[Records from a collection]
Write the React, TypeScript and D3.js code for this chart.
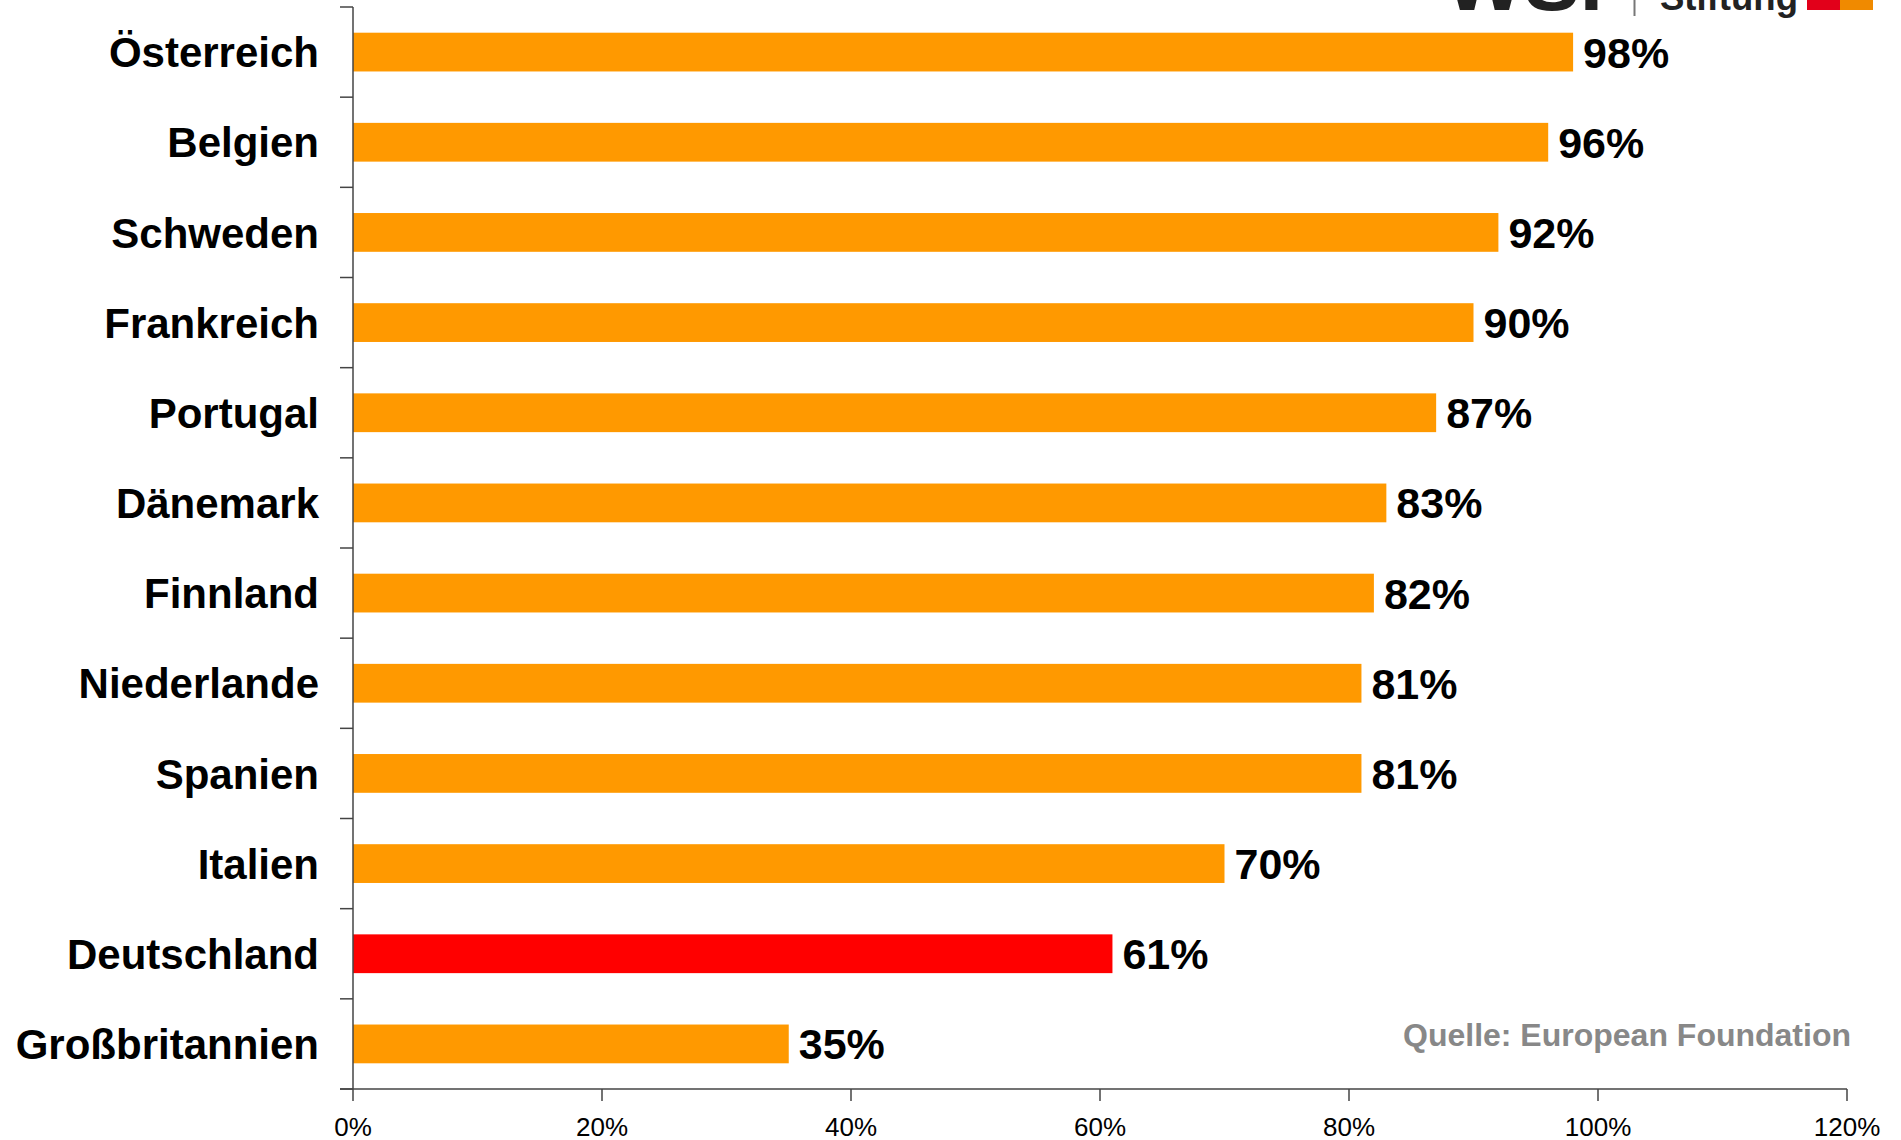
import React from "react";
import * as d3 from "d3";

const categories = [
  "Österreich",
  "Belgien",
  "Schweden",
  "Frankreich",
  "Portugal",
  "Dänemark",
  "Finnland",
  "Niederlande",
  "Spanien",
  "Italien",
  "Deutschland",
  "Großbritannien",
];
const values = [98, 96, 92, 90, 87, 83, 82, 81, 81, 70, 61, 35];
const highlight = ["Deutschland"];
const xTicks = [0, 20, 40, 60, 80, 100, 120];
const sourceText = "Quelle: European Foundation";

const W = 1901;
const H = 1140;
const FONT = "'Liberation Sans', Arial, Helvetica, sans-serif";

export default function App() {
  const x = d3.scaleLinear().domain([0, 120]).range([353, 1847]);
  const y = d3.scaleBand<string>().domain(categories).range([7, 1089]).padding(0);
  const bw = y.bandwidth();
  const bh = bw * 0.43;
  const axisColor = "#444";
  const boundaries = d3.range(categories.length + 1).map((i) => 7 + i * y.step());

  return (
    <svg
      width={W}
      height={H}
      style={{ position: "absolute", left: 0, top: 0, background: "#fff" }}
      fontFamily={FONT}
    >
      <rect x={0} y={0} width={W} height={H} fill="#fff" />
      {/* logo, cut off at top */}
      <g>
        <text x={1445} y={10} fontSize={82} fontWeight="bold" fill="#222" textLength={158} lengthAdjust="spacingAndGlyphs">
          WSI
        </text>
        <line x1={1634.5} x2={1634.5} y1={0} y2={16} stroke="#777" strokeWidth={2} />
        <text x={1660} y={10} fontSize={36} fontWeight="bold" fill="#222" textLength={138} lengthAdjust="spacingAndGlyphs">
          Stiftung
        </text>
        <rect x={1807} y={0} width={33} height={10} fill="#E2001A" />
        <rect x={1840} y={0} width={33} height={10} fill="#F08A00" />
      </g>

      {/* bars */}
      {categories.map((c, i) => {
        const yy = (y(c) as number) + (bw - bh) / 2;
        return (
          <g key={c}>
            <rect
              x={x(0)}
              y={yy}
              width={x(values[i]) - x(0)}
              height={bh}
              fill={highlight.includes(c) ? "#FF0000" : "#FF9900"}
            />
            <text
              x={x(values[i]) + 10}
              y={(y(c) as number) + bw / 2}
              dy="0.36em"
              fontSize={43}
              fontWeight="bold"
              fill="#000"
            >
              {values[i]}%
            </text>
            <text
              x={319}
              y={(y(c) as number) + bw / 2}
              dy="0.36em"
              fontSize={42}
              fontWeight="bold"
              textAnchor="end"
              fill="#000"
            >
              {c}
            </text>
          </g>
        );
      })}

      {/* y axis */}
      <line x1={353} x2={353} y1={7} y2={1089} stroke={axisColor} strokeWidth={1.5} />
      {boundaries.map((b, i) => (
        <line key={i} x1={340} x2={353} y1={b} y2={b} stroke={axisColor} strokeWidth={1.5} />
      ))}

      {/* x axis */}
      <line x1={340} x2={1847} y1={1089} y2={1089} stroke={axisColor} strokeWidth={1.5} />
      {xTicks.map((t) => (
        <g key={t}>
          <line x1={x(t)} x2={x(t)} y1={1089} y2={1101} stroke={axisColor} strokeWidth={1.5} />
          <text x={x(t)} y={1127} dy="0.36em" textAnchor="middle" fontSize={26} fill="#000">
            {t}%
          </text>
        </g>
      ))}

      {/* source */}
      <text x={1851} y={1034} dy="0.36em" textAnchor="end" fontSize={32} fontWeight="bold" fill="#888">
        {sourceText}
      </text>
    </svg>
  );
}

* * *

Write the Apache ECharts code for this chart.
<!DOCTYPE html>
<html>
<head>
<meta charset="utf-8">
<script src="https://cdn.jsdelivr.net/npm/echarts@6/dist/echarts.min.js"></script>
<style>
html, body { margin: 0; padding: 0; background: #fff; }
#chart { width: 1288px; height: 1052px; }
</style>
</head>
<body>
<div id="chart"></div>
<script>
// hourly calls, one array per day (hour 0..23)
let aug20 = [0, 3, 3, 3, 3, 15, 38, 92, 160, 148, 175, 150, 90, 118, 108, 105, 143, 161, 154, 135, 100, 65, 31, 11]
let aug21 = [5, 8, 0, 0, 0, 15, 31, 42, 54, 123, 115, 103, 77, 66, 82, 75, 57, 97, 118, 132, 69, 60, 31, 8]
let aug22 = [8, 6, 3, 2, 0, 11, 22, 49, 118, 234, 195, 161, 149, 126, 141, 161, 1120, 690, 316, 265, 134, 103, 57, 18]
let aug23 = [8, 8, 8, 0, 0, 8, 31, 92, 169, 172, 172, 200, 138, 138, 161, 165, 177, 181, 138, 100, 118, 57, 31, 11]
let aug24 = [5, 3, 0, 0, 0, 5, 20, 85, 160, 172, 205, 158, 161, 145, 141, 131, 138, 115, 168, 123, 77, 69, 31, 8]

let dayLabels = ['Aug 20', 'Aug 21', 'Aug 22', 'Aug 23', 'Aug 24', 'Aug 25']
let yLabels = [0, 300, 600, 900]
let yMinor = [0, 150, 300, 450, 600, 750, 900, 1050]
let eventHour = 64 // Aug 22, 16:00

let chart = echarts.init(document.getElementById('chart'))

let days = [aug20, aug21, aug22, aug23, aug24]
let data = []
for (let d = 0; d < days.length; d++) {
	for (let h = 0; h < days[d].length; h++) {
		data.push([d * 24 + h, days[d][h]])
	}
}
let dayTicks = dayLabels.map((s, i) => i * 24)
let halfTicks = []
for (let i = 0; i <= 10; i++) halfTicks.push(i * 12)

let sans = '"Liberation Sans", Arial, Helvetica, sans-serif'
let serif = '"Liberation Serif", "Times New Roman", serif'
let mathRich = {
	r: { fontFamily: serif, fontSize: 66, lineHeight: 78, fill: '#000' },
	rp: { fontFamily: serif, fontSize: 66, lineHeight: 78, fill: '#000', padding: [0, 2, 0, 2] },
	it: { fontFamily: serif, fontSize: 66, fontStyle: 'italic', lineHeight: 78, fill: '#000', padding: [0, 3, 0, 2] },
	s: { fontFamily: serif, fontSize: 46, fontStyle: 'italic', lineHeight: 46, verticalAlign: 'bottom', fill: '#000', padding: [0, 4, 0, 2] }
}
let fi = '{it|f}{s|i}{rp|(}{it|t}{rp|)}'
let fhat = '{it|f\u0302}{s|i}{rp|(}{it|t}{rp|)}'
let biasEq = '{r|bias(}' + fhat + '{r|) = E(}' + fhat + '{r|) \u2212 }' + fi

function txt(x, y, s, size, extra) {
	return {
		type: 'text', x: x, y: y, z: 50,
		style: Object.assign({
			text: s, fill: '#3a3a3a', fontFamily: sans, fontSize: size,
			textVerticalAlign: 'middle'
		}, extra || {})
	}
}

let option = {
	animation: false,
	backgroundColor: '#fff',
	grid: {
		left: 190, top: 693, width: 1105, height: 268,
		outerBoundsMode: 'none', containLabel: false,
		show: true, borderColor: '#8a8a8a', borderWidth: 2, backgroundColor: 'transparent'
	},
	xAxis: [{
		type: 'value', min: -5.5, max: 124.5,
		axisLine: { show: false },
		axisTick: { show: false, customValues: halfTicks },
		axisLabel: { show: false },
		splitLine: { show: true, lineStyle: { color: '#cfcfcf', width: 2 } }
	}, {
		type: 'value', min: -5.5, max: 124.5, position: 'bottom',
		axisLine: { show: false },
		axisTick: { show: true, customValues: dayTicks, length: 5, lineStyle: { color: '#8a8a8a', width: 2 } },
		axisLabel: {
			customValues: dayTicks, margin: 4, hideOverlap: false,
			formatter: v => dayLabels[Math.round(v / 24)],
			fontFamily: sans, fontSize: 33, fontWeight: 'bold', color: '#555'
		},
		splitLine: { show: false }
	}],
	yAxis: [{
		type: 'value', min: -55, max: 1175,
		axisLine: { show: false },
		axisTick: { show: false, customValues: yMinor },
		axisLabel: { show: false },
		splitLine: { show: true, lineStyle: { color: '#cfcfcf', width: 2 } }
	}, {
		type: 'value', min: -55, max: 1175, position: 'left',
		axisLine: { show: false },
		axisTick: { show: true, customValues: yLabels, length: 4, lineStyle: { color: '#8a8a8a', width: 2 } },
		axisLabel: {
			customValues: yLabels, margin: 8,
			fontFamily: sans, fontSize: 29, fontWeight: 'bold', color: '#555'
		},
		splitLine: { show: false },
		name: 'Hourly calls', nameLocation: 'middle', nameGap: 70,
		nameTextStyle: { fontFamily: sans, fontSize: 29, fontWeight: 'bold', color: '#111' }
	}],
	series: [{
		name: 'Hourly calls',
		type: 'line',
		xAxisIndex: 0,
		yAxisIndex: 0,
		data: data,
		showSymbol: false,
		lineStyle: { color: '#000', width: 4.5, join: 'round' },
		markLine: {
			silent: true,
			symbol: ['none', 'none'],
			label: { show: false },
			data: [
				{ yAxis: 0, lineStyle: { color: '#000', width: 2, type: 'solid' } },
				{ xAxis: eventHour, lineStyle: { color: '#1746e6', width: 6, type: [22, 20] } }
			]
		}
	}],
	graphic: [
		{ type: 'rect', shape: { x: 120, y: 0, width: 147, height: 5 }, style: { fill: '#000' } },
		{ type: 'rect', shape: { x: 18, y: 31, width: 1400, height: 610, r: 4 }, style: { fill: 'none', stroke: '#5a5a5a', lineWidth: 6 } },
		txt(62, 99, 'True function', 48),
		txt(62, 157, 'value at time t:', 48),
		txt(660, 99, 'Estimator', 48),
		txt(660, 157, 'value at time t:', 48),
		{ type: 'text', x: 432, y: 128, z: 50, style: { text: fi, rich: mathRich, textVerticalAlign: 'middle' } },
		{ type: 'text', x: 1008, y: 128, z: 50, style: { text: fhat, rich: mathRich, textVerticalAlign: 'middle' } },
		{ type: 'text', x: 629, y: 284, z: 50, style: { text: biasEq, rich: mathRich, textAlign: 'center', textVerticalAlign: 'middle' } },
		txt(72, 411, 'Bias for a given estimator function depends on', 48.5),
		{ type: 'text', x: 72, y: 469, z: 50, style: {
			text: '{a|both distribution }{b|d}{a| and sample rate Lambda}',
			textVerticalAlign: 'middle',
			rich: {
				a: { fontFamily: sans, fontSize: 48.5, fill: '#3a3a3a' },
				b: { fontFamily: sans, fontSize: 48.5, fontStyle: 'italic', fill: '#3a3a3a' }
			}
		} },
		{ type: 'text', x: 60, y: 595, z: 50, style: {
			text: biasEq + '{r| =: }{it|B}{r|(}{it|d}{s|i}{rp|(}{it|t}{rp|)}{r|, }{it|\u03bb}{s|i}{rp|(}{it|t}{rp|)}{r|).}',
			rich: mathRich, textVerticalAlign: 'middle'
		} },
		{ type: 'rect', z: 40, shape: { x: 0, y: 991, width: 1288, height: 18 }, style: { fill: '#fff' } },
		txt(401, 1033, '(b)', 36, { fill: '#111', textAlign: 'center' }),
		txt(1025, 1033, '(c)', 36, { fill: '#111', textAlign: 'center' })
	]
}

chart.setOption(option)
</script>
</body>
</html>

# Brief
Every line of the records that includes the word "code" should be gathered.

# Expected answer
Write the React, TypeScript and D3.js code for this chart.
Write the Apache ECharts code for this chart.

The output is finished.